» YOUR INSTRUCTIONS
The material below should be written out in full and exactly; pictures stay out of the copy.

» DATASET CONTENT

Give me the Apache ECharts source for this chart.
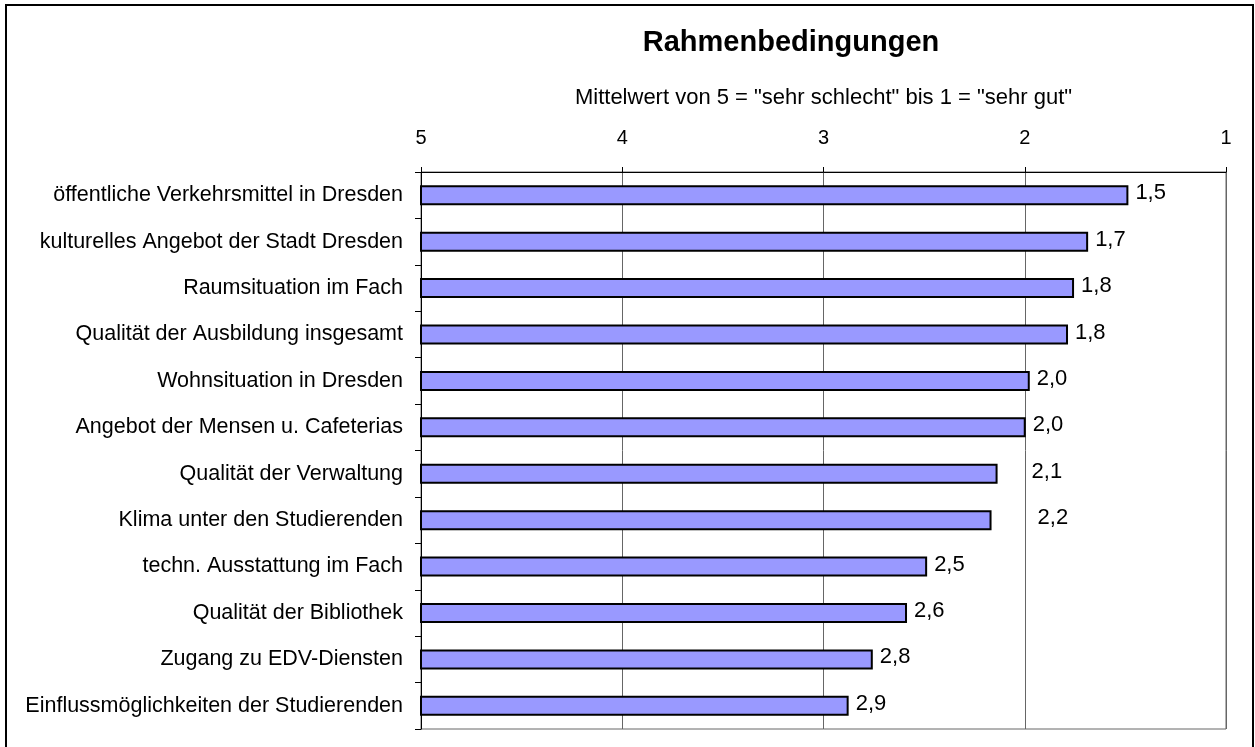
<!DOCTYPE html>
<html>
<head>
<meta charset="utf-8">
<script src="https://cdn.jsdelivr.net/npm/echarts@6/dist/echarts.min.js"></script>
<style>
html,body{margin:0;padding:0;background:#fff;}
#chart{width:1255px;height:747px;}
</style>
</head>
<body>
<div id="chart"></div>
<script>
const chartTitle = 'Rahmenbedingungen';
const axisTitle = 'Mittelwert von 5 = "sehr schlecht" bis 1 = "sehr gut"';
const categories = [
  'öffentliche Verkehrsmittel in Dresden',
  'kulturelles Angebot der Stadt Dresden',
  'Raumsituation im Fach',
  'Qualität der Ausbildung insgesamt',
  'Wohnsituation in Dresden',
  'Angebot der Mensen u. Cafeterias',
  'Qualität der Verwaltung',
  'Klima unter den Studierenden',
  'techn. Ausstattung im Fach',
  'Qualität der Bibliothek',
  'Zugang zu EDV-Diensten',
  'Einflussmöglichkeiten der Studierenden'
];
const meanValues = [1.49, 1.69, 1.76, 1.79, 1.98, 2.0, 2.14, 2.17, 2.49, 2.59, 2.76, 2.88];
const axisMin = 1;
const axisMax = 5;
const axisStep = 1;

// styling: extra horizontal shift of some value labels (as placed in the original)
const labelShift = [0, 0, 0, 0, 0, 0, 27, 39, 0, 0, 0, 0];

const FONT = '"Liberation Sans", Arial, sans-serif';
const chart = echarts.init(document.getElementById('chart'), null, {renderer: 'canvas'});

const option = {
  backgroundColor: '#ffffff',
  animation: false,
  graphic: [
    {type: 'rect', shape: {x: 6, y: 5, width: 1247, height: 760}, style: {fill: 'none', stroke: '#000', lineWidth: 2}, z: 100},
    {type: 'text', x: 791, y: 43, style: {text: chartTitle, textAlign: 'center', textVerticalAlign: 'middle', font: 'bold 29px ' + FONT, fill: '#000'}}
  ],
  grid: {left: 421, right: 29, top: 172, bottom: 18, show: true, borderColor: '#666', borderWidth: 1, containLabel: false},
  xAxis: {
    type: 'value', position: 'top', inverse: true,
    min: axisMin, max: axisMax, interval: axisStep,
    name: axisTitle, nameLocation: 'middle', nameGap: 63,
    nameTextStyle: {fontFamily: FONT, fontSize: 22, color: '#000'},
    axisLine: {show: true, lineStyle: {color: '#000', width: 1}},
    axisTick: {show: true, length: 5, lineStyle: {color: '#000'}},
    axisLabel: {fontFamily: FONT, fontSize: 20, color: '#000', margin: 24,
      formatter: v => String(v)},
    splitLine: {show: true, lineStyle: {color: '#666', width: 1}}
  },
  yAxis: {
    type: 'category', inverse: true, data: categories,
    axisLine: {show: true, lineStyle: {color: '#000', width: 1}},
    axisTick: {show: true, length: 6, lineStyle: {color: '#000'}},
    axisLabel: {fontFamily: FONT, fontSize: 21.5, color: '#000', margin: 18},
    splitLine: {show: false}
  },
  series: [{
    type: 'custom',
    clip: false,
    encode: {x: 0, y: 1},
    data: meanValues.map((v, i) => [v, i]),
    renderItem: function (params, api) {
      const v = api.value(0);
      const ci = api.value(1);
      const end = api.coord([v, ci]);
      const start = api.coord([axisMax, ci]);
      const bw = 18;
      const txt = api.value(0).toFixed(1).replace('.', ',');
      return {
        type: 'group',
        children: [
          {type: 'rect', shape: {x: start[0], y: end[1] - bw / 2, width: end[0] - start[0], height: bw},
           style: {fill: '#9999FF', stroke: '#000', lineWidth: 2}},
          {type: 'text', x: end[0] + 8 + labelShift[params.dataIndex], y: end[1] - 2,
           style: {text: txt, textAlign: 'left', textVerticalAlign: 'middle', font: '22px ' + FONT, fill: '#000'}}
        ]
      };
    }
  }]
};
chart.setOption(option);
</script>
</body>
</html>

» CORRECT ANSWER
Give me the Apache ECharts source for this chart.
<!DOCTYPE html>
<html>
<head>
<meta charset="utf-8">
<script src="https://cdn.jsdelivr.net/npm/echarts@6/dist/echarts.min.js"></script>
<style>
html,body{margin:0;padding:0;background:#fff;}
#chart{width:1255px;height:747px;}
</style>
</head>
<body>
<div id="chart"></div>
<script>
const chartTitle = 'Rahmenbedingungen';
const axisTitle = 'Mittelwert von 5 = "sehr schlecht" bis 1 = "sehr gut"';
const categories = [
  'öffentliche Verkehrsmittel in Dresden',
  'kulturelles Angebot der Stadt Dresden',
  'Raumsituation im Fach',
  'Qualität der Ausbildung insgesamt',
  'Wohnsituation in Dresden',
  'Angebot der Mensen u. Cafeterias',
  'Qualität der Verwaltung',
  'Klima unter den Studierenden',
  'techn. Ausstattung im Fach',
  'Qualität der Bibliothek',
  'Zugang zu EDV-Diensten',
  'Einflussmöglichkeiten der Studierenden'
];
const meanValues = [1.49, 1.69, 1.76, 1.79, 1.98, 2.0, 2.14, 2.17, 2.49, 2.59, 2.76, 2.88];
const axisMin = 1;
const axisMax = 5;
const axisStep = 1;

// styling: extra horizontal shift of some value labels (as placed in the original)
const labelShift = [0, 0, 0, 0, 0, 0, 27, 39, 0, 0, 0, 0];

const FONT = '"Liberation Sans", Arial, sans-serif';
const chart = echarts.init(document.getElementById('chart'), null, {renderer: 'canvas'});

const option = {
  backgroundColor: '#ffffff',
  animation: false,
  graphic: [
    {type: 'rect', shape: {x: 6, y: 5, width: 1247, height: 760}, style: {fill: 'none', stroke: '#000', lineWidth: 2}, z: 100},
    {type: 'text', x: 791, y: 43, style: {text: chartTitle, textAlign: 'center', textVerticalAlign: 'middle', font: 'bold 29px ' + FONT, fill: '#000'}}
  ],
  grid: {left: 421, right: 29, top: 172, bottom: 18, show: true, borderColor: '#666', borderWidth: 1, containLabel: false},
  xAxis: {
    type: 'value', position: 'top', inverse: true,
    min: axisMin, max: axisMax, interval: axisStep,
    name: axisTitle, nameLocation: 'middle', nameGap: 63,
    nameTextStyle: {fontFamily: FONT, fontSize: 22, color: '#000'},
    axisLine: {show: true, lineStyle: {color: '#000', width: 1}},
    axisTick: {show: true, length: 5, lineStyle: {color: '#000'}},
    axisLabel: {fontFamily: FONT, fontSize: 20, color: '#000', margin: 24,
      formatter: v => String(v)},
    splitLine: {show: true, lineStyle: {color: '#666', width: 1}}
  },
  yAxis: {
    type: 'category', inverse: true, data: categories,
    axisLine: {show: true, lineStyle: {color: '#000', width: 1}},
    axisTick: {show: true, length: 6, lineStyle: {color: '#000'}},
    axisLabel: {fontFamily: FONT, fontSize: 21.5, color: '#000', margin: 18},
    splitLine: {show: false}
  },
  series: [{
    type: 'custom',
    clip: false,
    encode: {x: 0, y: 1},
    data: meanValues.map((v, i) => [v, i]),
    renderItem: function (params, api) {
      const v = api.value(0);
      const ci = api.value(1);
      const end = api.coord([v, ci]);
      const start = api.coord([axisMax, ci]);
      const bw = 18;
      const txt = api.value(0).toFixed(1).replace('.', ',');
      return {
        type: 'group',
        children: [
          {type: 'rect', shape: {x: start[0], y: end[1] - bw / 2, width: end[0] - start[0], height: bw},
           style: {fill: '#9999FF', stroke: '#000', lineWidth: 2}},
          {type: 'text', x: end[0] + 8 + labelShift[params.dataIndex], y: end[1] - 2,
           style: {text: txt, textAlign: 'left', textVerticalAlign: 'middle', font: '22px ' + FONT, fill: '#000'}}
        ]
      };
    }
  }]
};
chart.setOption(option);
</script>
</body>
</html>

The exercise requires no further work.